- Expert collector Joel Magee just happened upon this once-in-a-lifetime die cast car somewhere, and he doesn’t remember where.
- Rarer than the famous Beach Bomb Hot Wheels, this white enamel Camaro is probably the only one in existence.
- To keep or to sell is the question, but Magee doesn’t have an answer just yet.
If old action figures and lunch boxes are your thing, perhaps you’re familiar with America’s Toy Scout, Joel Magee. Magee has been collecting old toys related to G.I. Joe and Star Wars for decades and is the Disney expert for the TV show Pawn Stars, but even he didn’t realize just how rare a Hot Wheels car that he bought recently was. Turns out, the Enamel White Prototype Custom Camaro Hot Wheels he acquired is one of the rarest Hot Wheels cars ever made.
Magee announced this week that he has found the only Redline Enamel White Hong Kong Version known to exist. Magee said the little metal thing, which he called the Holy Grail of Hot Wheels collectibles, could be worth $100,000. He hasn’t decided what he will do with it yet, as the shock of what he found is still setting in. Magee said this Camaro is even more rare than the famous (among collectors) Rear-Loader Beach Bomb, of which there are at least two known copies in existence.
“It’s hard to imagine a little toy car is worth more than a real one,” Magee told Car and Driver. He added that he doesn’t even know where he purchased this particular model, since he goes to so many events and buys so many collections.

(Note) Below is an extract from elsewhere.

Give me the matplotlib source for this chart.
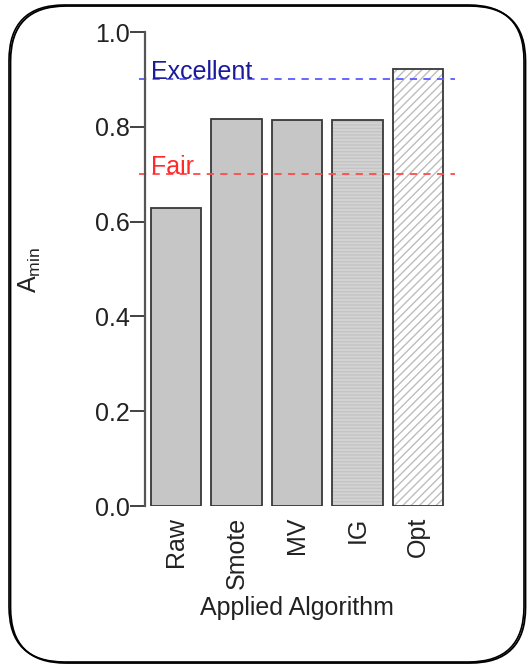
import numpy as np
import matplotlib
matplotlib.use('Agg')
import matplotlib.pyplot as plt
from matplotlib.patches import FancyBboxPatch

plt.rcParams['font.family'] = ['Liberation Sans', 'DejaVu Sans']
plt.rcParams['mathtext.fontset'] = 'custom'
plt.rcParams['mathtext.rm'] = 'Liberation Sans'
plt.rcParams['mathtext.it'] = 'Liberation Sans'

# scores per algorithm
algorithms = ['Raw', 'Smote', 'MV', 'IG', 'Opt']
a_min = [0.628, 0.816, 0.815, 0.815, 0.921]
fills = ['#c6c6c6', '#c6c6c6', '#c6c6c6', '#d3d3d3', 'white']
hatches = [None, None, None, '-----', '////']
hatch_colors = [None, None, None, '#c4c4c4', '#bdbdbd']

thresholds = [0.9, 0.7]
threshold_names = ['Excellent', 'Fair']
line_colors = ['#5a5aff', '#ff4a4a']
text_colors = ['#1a1a9a', '#ff2a2a']

W, H = 528, 667
FS = 18
fig = plt.figure(figsize=(W / 100, H / 100), dpi=100)

# rounded frame around the whole figure, heavier on the lower right
shadow = FancyBboxPatch((10.5 / W, 4 / H), 515 / W, 657 / H,
                        boxstyle='round,pad=0,rounding_size=0.105',
                        transform=fig.transFigure, facecolor='none',
                        edgecolor='black', linewidth=1.3, mutation_aspect=W / H)
frame = FancyBboxPatch((9 / W, 5 / H), 515 / W, 657 / H,
                       boxstyle='round,pad=0,rounding_size=0.105',
                       transform=fig.transFigure, facecolor='none',
                       edgecolor='black', linewidth=1.2, mutation_aspect=W / H)
fig.patches.extend([shadow, frame])

ax = fig.add_axes([139 / W, (H - 506) / H, 316 / W, 474 / H])

# R-style barplot positions: width 1, space 0.2
x = 0.7 + 1.2 * np.arange(len(algorithms))
for xi, v, fc, h, hc in zip(x, a_min, fills, hatches, hatch_colors):
    if h:
        ax.bar(xi, v, width=1.0, color=fc, edgecolor=hc, hatch=h, linewidth=0)
        ax.bar(xi, v, width=1.0, color='none', edgecolor='#383838', linewidth=1.3)
    else:
        ax.bar(xi, v, width=1.0, color=fc, edgecolor='#383838', linewidth=1.3)

for t, name, lc, tc in zip(thresholds, threshold_names, line_colors, text_colors):
    ax.axhline(t, color=lc, linestyle=(0, (4, 3.5)), linewidth=1.3)
    ax.text(0.2, t, name, color=tc, fontsize=FS, ha='left', va='baseline')

ax.set_xlim(-0.032, 6.232)
ax.set_ylim(0, 1)
for s in ['top', 'right', 'bottom']:
    ax.spines[s].set_visible(False)
ax.spines['left'].set_position(('data', 0.095))
ax.spines['left'].set_color('#555555')
ax.spines['left'].set_linewidth(1.6)

ax.set_yticks([0, 0.2, 0.4, 0.6, 0.8, 1.0])
ax.set_yticklabels(['0.0', '0.2', '0.4', '0.6', '0.8', '1.0'])
ax.tick_params(axis='y', length=10.5, width=1.3, color='#333333', pad=1,
               labelsize=FS, labelcolor='#222222')
ax.set_xticks(x)
ax.set_xticklabels(algorithms, rotation=90, va='top', ha='center')
ax.tick_params(axis='x', length=0, pad=8, labelsize=FS, labelcolor='#222222')

fig.text(297 / W, (H - 608) / H, 'Applied Algorithm', fontsize=FS,
         ha='center', va='center', color='#222222')
fig.text(30 / W, (H - 270) / H, r'$\mathregular{A_{min}}$', fontsize=FS,
         rotation=90, ha='center', va='center', color='#222222')

fig.savefig('out.png', dpi=100)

“It didn’t resonate with me,” he said. “It was actually another Hot Wheels person who asked for a better picture. He said, ‘Oh my gosh, I’ve never seen or heard of one of those before, especially Camaro. If you can pick any Hot Wheels car, the Camaro is at the top of the list.’ “
To do some more research on this particular model, Magee called up Larry Wood, a.k.a. Mr. Hot Wheels, who designed and modeled early Hot Wheels in the early 1970s, about the prototype Camaro. Wood said that when Hot Wheels first became popular, Mattel had a hard time making enough supply to meet demand. So the company started producing them in Hong Kong. But the U.S. and Hong Kong versions were not the same, with the toys of this era produced in Hong Kong having a blue-painted windshield instead of a clear plastic one. The best guess that Magee and Wood could come up with is that this model somehow made it from Hong Kong back to the Mattel headquarters in Hawthorne, California, where it was run down the production line in some sort of test. Then, Magee thinks, this Enamel White Prototype Custom Camaro Hot Wheels car was put into a standard package and sold just like any other car.
That a Hong Kong–built car was sent through the line is not completely strange, Magee said, given the way things worked at Mattel back in the early ’70s.
“Sometimes they did weird things at the factory,” he said. “There have been cars that have been found that have little bubble-top roofs, and they’ve been found with coins inside. Come to find out, the Mattel employees used to goof around. The cars would be coming down the assembly line and they’d put a penny inside before it was riveted closed. They thought that would be cool for some kid to find. That’s one of the things that makes the hobby what it is today.”